1. What is toil in the SRE context, and what is the target threshold?

Show answer Toil is manual, repetitive, automatable work that scales linearly with service growth and has no enduring value (e.g., manually restarting pods, rotating certs by hand). The SRE target is no more than 50% of an SRE's time should be spent on toil.

L1 (1 questions)

1. What is an error budget and how does it drive engineering decisions?

Show answer If your SLO is 99.9%, the error budget is 0.1% of allowed failure. When the budget is healthy (>50%), ship freely. When it is low (<25%), prioritize reliability work and reduce deploy frequency. When exhausted, feature-freeze until reliability improves. It bridges product velocity and operational stability.

L2 (1 questions)

1. Your team spends 70% of time on toil. What concrete steps do you take to bring it below 50%?

Show answer 1. Catalog all toil tasks with time estimates.
2. Rank by frequency x time-cost.
3. Automate the top offenders first (e.g., replace manual cert rotation with cert-manager, add auto-remediation for known alerts).
4. Eliminate false/noisy alerts.
5. Track toil percentage weekly.
6. Negotiate with management to protect automation time.

L3 (1 questions)

1. A product team wants to launch a new service in production. What does an SRE production readiness review cover?

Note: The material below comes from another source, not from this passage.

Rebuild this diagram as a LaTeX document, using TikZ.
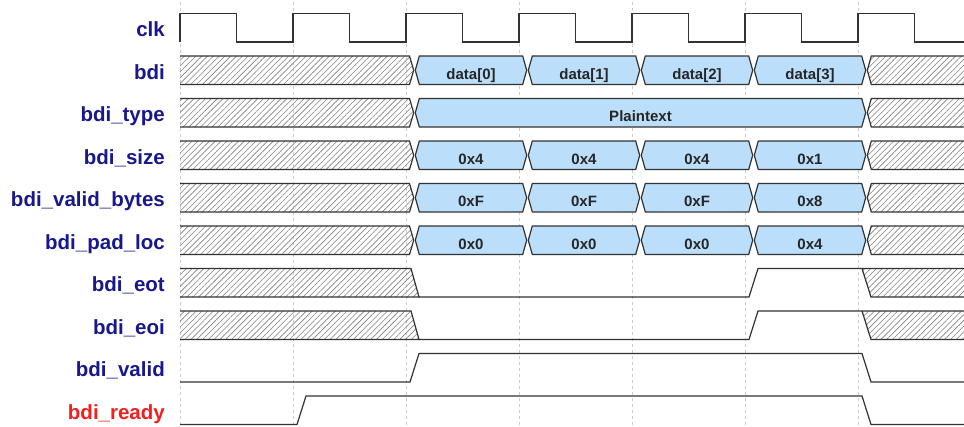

Show answer A PRR covers: (1) SLOs defined and measured, (2) monitoring and alerting in place, (3) runbooks for known failure modes, (4) capacity planning and load testing done, (5) graceful degradation strategy, (6) rollback plan, (7) on-call rotation staffed, (8) disaster recovery tested, (9) dependency mapping, (10) security review complete. The service should not launch without passing the PRR.